Sandbank near Fremantle, Western Australia

Success Bank is a sandbank to the north of Cockburn Sound, off Fremantle, Western Australia within the limits of the Fremantle Outer Harbour. The bank lies to the west of Owen Anchorage.

It is about 5 m deep and is just to the south of the main shipping channel of Gage Roads.

Success Bank was named by Captain James Stirling after his ship , which was used for a preliminary exploration of the Swan River region in 1827. On 28 November 1829, Success revisited Western Australia and ran aground on Carnac Reef, a shoal further to the south, causing extensive damage.

==Description==
The sandbank extends about 8 km from the coast in a west and north-west direction, and is up to 1 km wide.
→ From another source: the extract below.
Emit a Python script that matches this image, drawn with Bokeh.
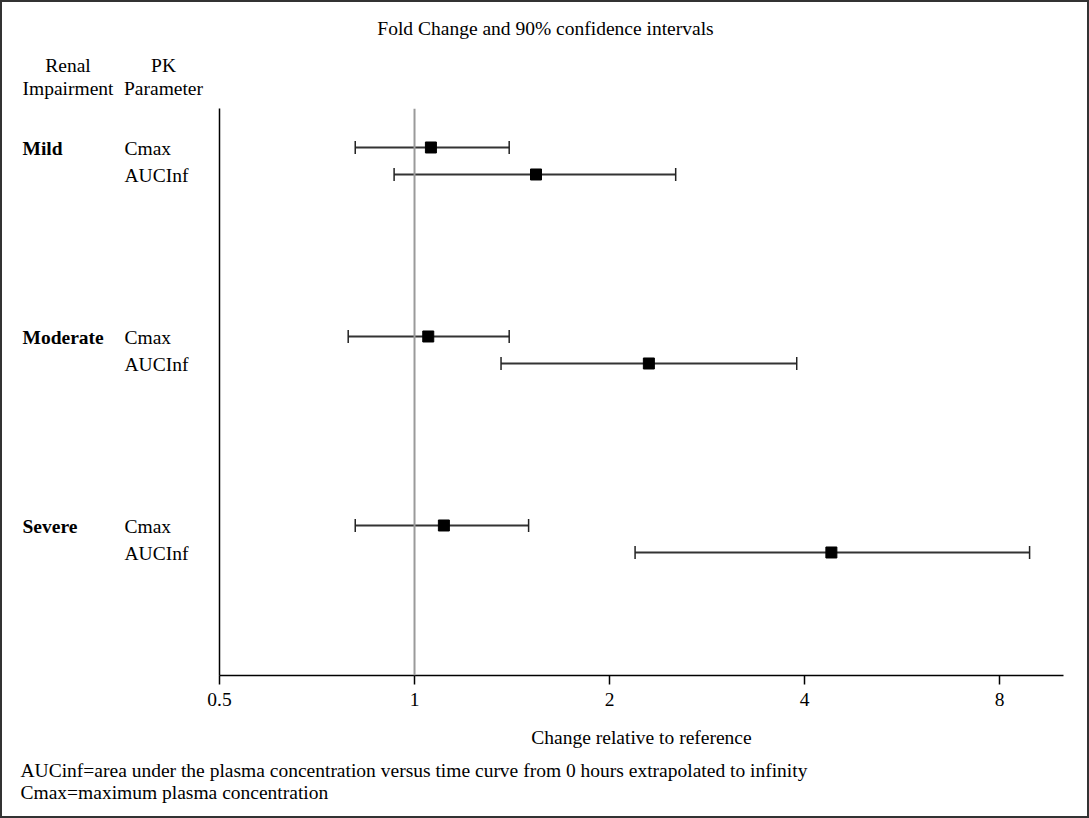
from bokeh.plotting import figure
from bokeh.layouts import column, row
from bokeh.models import (Span, Whisker, TeeHead, ColumnDataSource,
                          FixedTicker, Range1d)
from bokeh.core.properties import value
from bokeh.embed import file_html
from bokeh.resources import INLINE

# ---------------- data ----------------
groups = ["Mild", "Moderate", "Severe"]
params = ["Cmax", "AUCInf"]
estimate = [1.06, 1.54, 1.05, 2.30, 1.11, 4.40]
lower = [0.81, 0.93, 0.79, 1.36, 0.81, 2.19]
upper = [1.40, 2.53, 1.40, 3.89, 1.50, 8.90]
x_ticks = [0.5, 1, 2, 4, 8]
title_text = "Fold Change and 90% confidence intervals"
col_headers = [("Renal", "Impairment"), ("PK", "Parameter")]
x_label = "Change relative to reference"
footnotes = [
    "AUCinf=area under the plasma concentration versus time curve from 0 hours extrapolated to infinity",
    "Cmax=maximum plasma concentration",
]

FONT = "Liberation Serif"
FS = "19.5px"
W, H = 1089, 818

# ---------------- layout geometry (pixels) ----------------
TOP_H = 100          # title / header strip
MID_H = 655          # main plot strip
BOT_H = H - TOP_H - MID_H
LEFT_W = 200
MAIN_W = W - LEFT_W
MB_TOP, MB_BOTTOM, MB_LEFT, MB_RIGHT = 8, 80, 19, 26

# row positions: 7 slots per group, 2 rows each
ypos = [7 * g + r for g in range(len(groups)) for r in range(len(params))]
y_range = Range1d(19.556, -1.444)

src = ColumnDataSource(dict(y=ypos, est=estimate, lo=lower, hi=upper))


def blank(w, h, xr, yr, **kw):
    f = figure(width=w, height=h, x_range=xr, y_range=yr,
               output_backend="svg", toolbar_location=None,
               x_axis_location=None, y_axis_location=None, **kw)
    f.outline_line_color = None
    f.xgrid.visible = False
    f.ygrid.visible = False
    f.background_fill_color = "white"
    f.border_fill_color = "white"
    return f


def txt(f, xs, ys, texts, align="left", bold=False, dy=0):
    f.text(x=xs, y=ys, text=texts, text_font=value(FONT),
           text_font_size=value(FS), text_color="black",
           text_align=align, text_baseline="middle", y_offset=dy,
           text_font_style="bold" if bold else "normal")


# ---------------- top strip ----------------
top = blank(W, TOP_H, Range1d(0, W), Range1d(TOP_H, 0), min_border=0)
txt(top, [545], [28], [title_text], align="center")
txt(top, [67.5, 163], [65, 65], [c[0] for c in col_headers], align="center")
txt(top, [67.5, 163], [88, 88], [c[1] for c in col_headers], align="center")

# ---------------- left label strip (shares the row scale) ----------------
left = blank(LEFT_W, MID_H, Range1d(0, LEFT_W), y_range,
             min_border_left=0, min_border_right=0,
             min_border_top=MB_TOP, min_border_bottom=MB_BOTTOM)
txt(left, [22] * len(groups), ypos[::2], groups, bold=True, dy=1.5)
txt(left, [124] * len(ypos), ypos,
    [params[i % len(params)] for i in range(len(ypos))], dy=1.5)

# ---------------- main plot ----------------
p = figure(width=MAIN_W, height=MID_H, x_axis_type="log",
           x_range=Range1d(0.5, 10.04), y_range=y_range,
           output_backend="svg", toolbar_location=None,
           min_border_left=MB_LEFT, min_border_right=MB_RIGHT,
           min_border_top=MB_TOP, min_border_bottom=MB_BOTTOM)
p.outline_line_color = None
p.xgrid.visible = False
p.ygrid.visible = False
p.background_fill_color = "white"
p.border_fill_color = "white"

p.add_layout(Span(location=1, dimension="height", line_color="#9a9a9a", line_width=2))

w = Whisker(base="y", lower="lo", upper="hi", dimension="width", source=src,
            line_color="#333333", line_width=2,
            upper_head=TeeHead(size=13, line_color="#222222", line_width=1.5),
            lower_head=TeeHead(size=13, line_color="#222222", line_width=1.5))
p.add_layout(w)

p.scatter(x="est", y="y", source=src, marker="square", size=11,
          fill_color="black", line_color="black")

p.xaxis.ticker = FixedTicker(ticks=x_ticks)
p.xaxis.major_label_overrides = {float(t): str(t) for t in x_ticks}
p.xaxis.major_tick_out = 9
p.xaxis.major_tick_in = 0
p.xaxis.minor_tick_line_color = None
p.xaxis.axis_line_color = "black"
p.xaxis.axis_line_width = 1.5
p.xaxis.major_tick_line_color = "black"
p.xaxis.major_tick_line_width = 1.5
p.xaxis.major_label_text_font = FONT
p.xaxis.major_label_text_font_size = FS
p.xaxis.major_label_text_color = "black"
p.xaxis.major_label_standoff = 8
p.xaxis.axis_label = x_label
p.xaxis.axis_label_text_font = FONT
p.xaxis.axis_label_text_font_size = FS
p.xaxis.axis_label_text_font_style = "normal"
p.xaxis.axis_label_text_color = "black"
p.xaxis.axis_label_standoff = 18

p.yaxis.ticker = FixedTicker(ticks=[])
p.yaxis.major_tick_line_color = None
p.yaxis.minor_tick_line_color = None
p.yaxis.major_label_text_font_size = "0px"
p.yaxis.axis_line_color = "black"
p.yaxis.axis_line_width = 1.5

# ---------------- bottom strip ----------------
bot = blank(W, BOT_H, Range1d(0, W), Range1d(BOT_H, 0), min_border=0)
txt(bot, [20, 20], [15, 37], footnotes)

layout = column(top, row(left, p), bot)
layout.stylesheets = [
    ":host::after { content: ''; position: absolute; left: 0; top: 0; "
    "width: 1089px; height: 818px; box-sizing: border-box; "
    "border: 2px solid #333333; pointer-events: none; z-index: 100; }"
]

open("out.html", "w").write(file_html(layout, INLINE))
It covers an area of 1205 ha. Two approximately 15 m man-made shipping channels, built for Fremantle Ports to carry cargo and other deep water ships to and from Gage Roads through to Cockburn Sound, divide the sandbar. The name is Success Channel.

Success Bank is covered extensively with the seagrasses Posidonia and Amphibolis griffithii.

Parmelia Bank is a slightly smaller bank and runs approximately parallel to Success Bank, about 3 km further south extending from Woodman Point, almost to Carnac Island.

==Origin==
The Success and Parmelia Banks were formed during the Holocene, more than 10,000 years ago, through the deposition of sediment which had been eroded from the Rottnest Shelf and the Garden Island Ridge. Success Bank was formed in the lee of Mewstone Rocks while Parmelia Bank was formed in lee of Carnac Island.